One of the major utilities targeting distributed PV is Southern California Edison. In March 2008, the company proposed installing 2 square miles of advanced PV panels on about 150 large commercial roofs. In June, the CPUC not only approved the project, it doubled it.
“In five years we’ll have four square miles of panels on about 300 roofs, generating 500 MW,” says SCE spokesman Gil Alexander. The first already is operating in Fontana, east of Los Angeles. “We went ahead and started even before we got regulatory approval. It has 33,700 panels, 2 MW of generating capacity. The day we plugged it into the grid last fall, it became the largest single solar PV installation in California.”
Additional installations will prioritize load-growth areas, such as Fontana and Chino in California’s burgeoning Inland Empire region. The other main criterion for site selection is the similarity of roofs. Like Duke Energy, SCE will lease from customers, but the utility is relying on uniformity to keep engineering and installation costs down.
Ideal sites won’t have a lot of power demand of their own. “Otherwise, the owner might be thinking, ‘Boy if I just had my own panels on my roof, I could cut down this big electric bill,’” Alexander says. “We offer a monthly check to lease their roof. It’s added revenue for them, and it’s valuable, unused southern California real estate that we can use for solar generation. Then, literally, we’ll run a wire off the roof, under the parking lot and to the nearest power pole, and the juice goes into the neighborhood.”
SCE’s distributed-solar business model treats the facility just like any other power plant, and the company plans to invest $875 million in new installations. Alexander is careful to point out, however, that it’s not the beginning of other major distributed-generation projects for SCE.
Under California’s decoupled regulatory scheme, SCE is allowed to generate only 30 percent of the power it sells; it must purchase the rest on the market. Therefore, its generation projects are carefully selected to test and cultivate markets. In this case, the seed nature of the project even was explicit in the CPUC’s approval.

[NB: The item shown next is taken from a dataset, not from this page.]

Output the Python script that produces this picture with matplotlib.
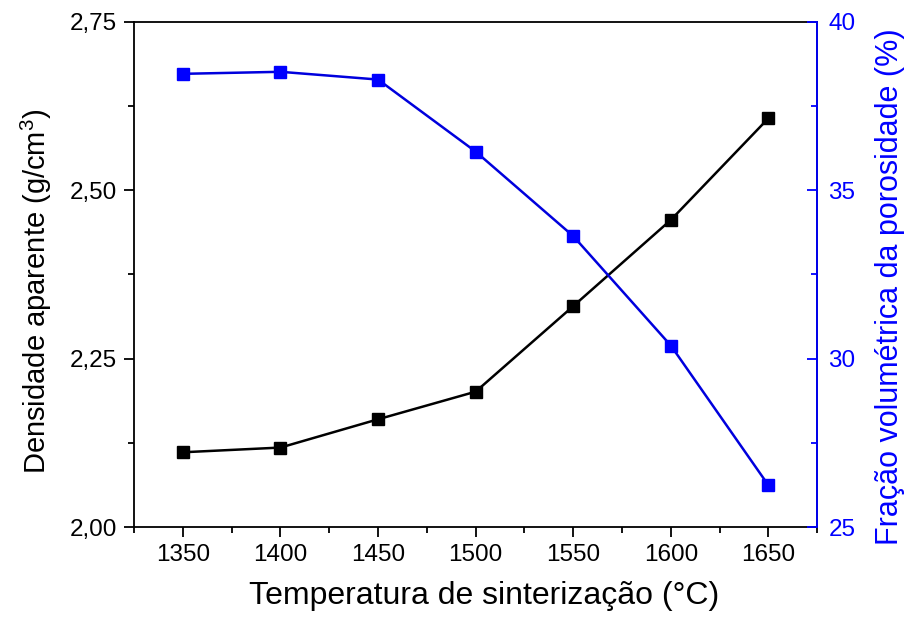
import matplotlib
matplotlib.use("Agg")
import matplotlib.pyplot as plt
from matplotlib.ticker import FuncFormatter, MultipleLocator

plt.rcParams['font.family'] = ['Liberation Sans', 'DejaVu Sans']
plt.rcParams['mathtext.fontset'] = 'custom'
plt.rcParams['mathtext.rm'] = 'Liberation Sans'
plt.rcParams['mathtext.it'] = 'Liberation Sans:italic'

temperatures = [1350, 1400, 1450, 1500, 1550, 1600, 1650]
density = [2.111, 2.118, 2.160, 2.201, 2.328, 2.456, 2.607]
porosity = [38.46, 38.52, 38.29, 36.15, 33.64, 30.39, 26.24]

blue = '#0000FF'

fig = plt.figure(figsize=(9.06, 6.19), dpi=100)
ax = fig.add_subplot(111)
fig.subplots_adjust(left=0.148, right=0.902, top=0.9645, bottom=0.1486)
ax2 = ax.twinx()

ax.plot(temperatures, density, color='black', lw=1.8, marker='s', ms=9,
        markerfacecolor='black', markeredgecolor='black', zorder=3)
ax2.plot(temperatures, porosity, color='#0000DD', lw=1.8, marker='s', ms=9,
         markerfacecolor=blue, markeredgecolor=blue, zorder=3)

ax.set_xlim(1325, 1675)
ax.set_ylim(2.0, 2.75)
ax2.set_ylim(25, 40)

ax.xaxis.set_major_locator(MultipleLocator(50))
ax.xaxis.set_minor_locator(MultipleLocator(25))
ax.yaxis.set_major_locator(MultipleLocator(0.25))
ax.yaxis.set_minor_locator(MultipleLocator(0.125))
ax2.yaxis.set_major_locator(MultipleLocator(5))
ax2.yaxis.set_minor_locator(MultipleLocator(2.5))

ax.yaxis.set_major_formatter(FuncFormatter(lambda v, p: f"{v:.2f}".replace('.', ',')))

for a in (ax, ax2):
    for s in a.spines.values():
        s.set_linewidth(1.3)

ax.tick_params(axis='both', which='major', direction='out', length=7.5, width=1.3,
               labelsize=17.5, pad=5)
ax.tick_params(axis='both', which='minor', direction='out', length=4, width=1.3)
ax.tick_params(top=False, right=False)
ax2.tick_params(axis='y', which='major', direction='in', length=7.5, width=1.3,
                labelsize=17.5, colors=blue, pad=8)
ax2.tick_params(axis='y', which='minor', direction='in', length=4, width=1.3, colors=blue)
ax2.spines['right'].set_color(blue)
ax2.spines['left'].set_visible(False)
ax2.spines['top'].set_visible(False)
ax2.spines['bottom'].set_visible(False)

ax.set_xlabel('Temperatura de sinterização (°C)', fontsize=23, va='center')
ax.xaxis.set_label_coords(0.513, -0.137)
ax.set_ylabel('Densidade aparente (g/cm$^3$)', fontsize=21, va='center')
ax.yaxis.set_label_coords(-0.1435, 0.467)
ax2.set_ylabel('Fração volumétrica da porosidade (%)', fontsize=22, color=blue, va='center')
ax2.yaxis.set_label_coords(1.107, 0.475)

fig.savefig('out.png', dpi=100)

“When we move into generation, there’s always some unique one-off rationale, and this project is motivated primarily by a desire to stimulate the market,” Alexander says. “When the public utility commission approved our project, they also said to do a competitive solicitation among independent power producers, invite them to match us and sign long-term contracts for the power they produce on their roofs.”
As a utility administrator of the CSI, SCE witnessed retail level activity on the small end of the market, and it observed strong interest and rapid development in central-station solar. But the company saw a gap in the market.
“We noticed there was almost no activity in the middle, and we thought we could prime the pump,” Alexander says. “We think the [commercial solar roof] project, because of its scope, will help bring down the price of solar rooftops for everybody. It will influence the market and maybe even the transform the market. Who knows?”
The speed of SCE’s actions seems to demonstrate the company’s commitment to the concept. The distributed solar project went from initial proposal to switching on the first roof in just six months—a pace that surprises even an unabashed solar booster like Blunden.
“You couldn’t have convinced me two years ago that we would see what we see right now in California with PV. It’s absolutely stunning,” she says. “Utilities often aren’t really happy about transformations, whether it’s wholesale energy markets, divestiture of assets or letting people use your billing systems to bill retail customers. And yet here we are with utilities embracing the idea that they’re going to own solar.”